Transistors Will Stop Shrinking in 2021, Moore's Law Roadmap Predicts (ieee.org)
Moore's Law, an empirical observation of the number of components that could be built on an integrated circuit and their corresponding cost, has largely held strong for more than 50 years, but its days are really numbered now. The prediction of the 2015 International Technology Roadmap for Semiconductors, which was only officially made available this month, says that transistor could stop shrinking in just five years. From an article on IEEE: After 2021, the report forecasts, it will no longer be economically desirable for companies to continue to shrink the dimensions of transistors in microprocessors. Instead, chip manufacturers will turn to other means of boosting density, namely turning the transistor from a horizontal to a vertical geometry and building multiple layers of circuitry, one on top of another. These roadmapping shifts may seem like trivial administrative changes. But "this is a major disruption, or earthquake, in the industry," says analyst Dan Hutcheson, of the firm VLSI Research. U.S. semiconductor companies had reason to cooperate and identify common needs in the early 1990s, at the outset of the roadmapping effort that eventually led to the ITRS's creation in 1998. Suppliers had a hard time identifying what the semiconductor companies needed, he says, and it made sense for chip companies to collectively set priorities to make the most of limited R&D funding.It still might not be the end of Moore's remarkable observation, though. The report adds that processors could still continue to fulfill Moore's Law with increased vertical density. The original report published by ITRS is here.

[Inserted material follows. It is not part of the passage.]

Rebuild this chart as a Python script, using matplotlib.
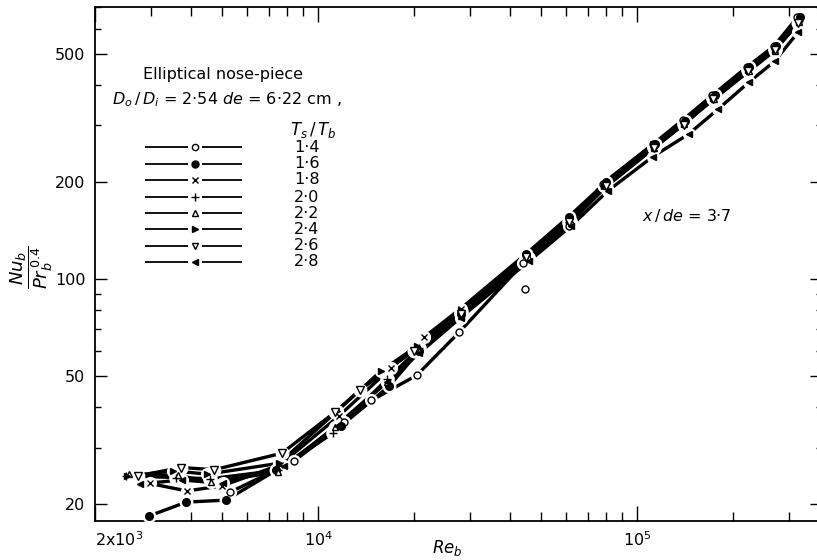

Moore's law has nothing to do with the number of transistors on a chip. It's about the complexity of minimum component cost, which means you can get more of the cheapest thing on the device. If the transistors are the cheapest thing on the chip, and if they aren't getting cheaper, and if they can't build bigger chips that contain the cheapest transistors, then Moore's law is dead.
In actual reality, most of Moore's law has stopped 6-8 years ago. Just compare a midrange CPU from back then with one from today in actual performance. Not so much of a difference.
Most ACs are not even worth the keystrokes to insult them. Be generically insulted by this and ignored otherwise.
Google it, you'll get that it has to do with number of transistors, not complexity.
"The observation made in 1965 by Gordon Moore, co-founder of Intel, that the number of transistors per square inch on integrated circuits had doubled every year since the integrated circuit was invented. Moore predicted that this trend would continue for the foreseeable future."
Well, actually, it's not about maximum number of components of a single chip, it's about complexity for minimum component costs (that's verbatim from Moore's article - which, by a strange coincidence, I happen to have re-read just a few hours ago!).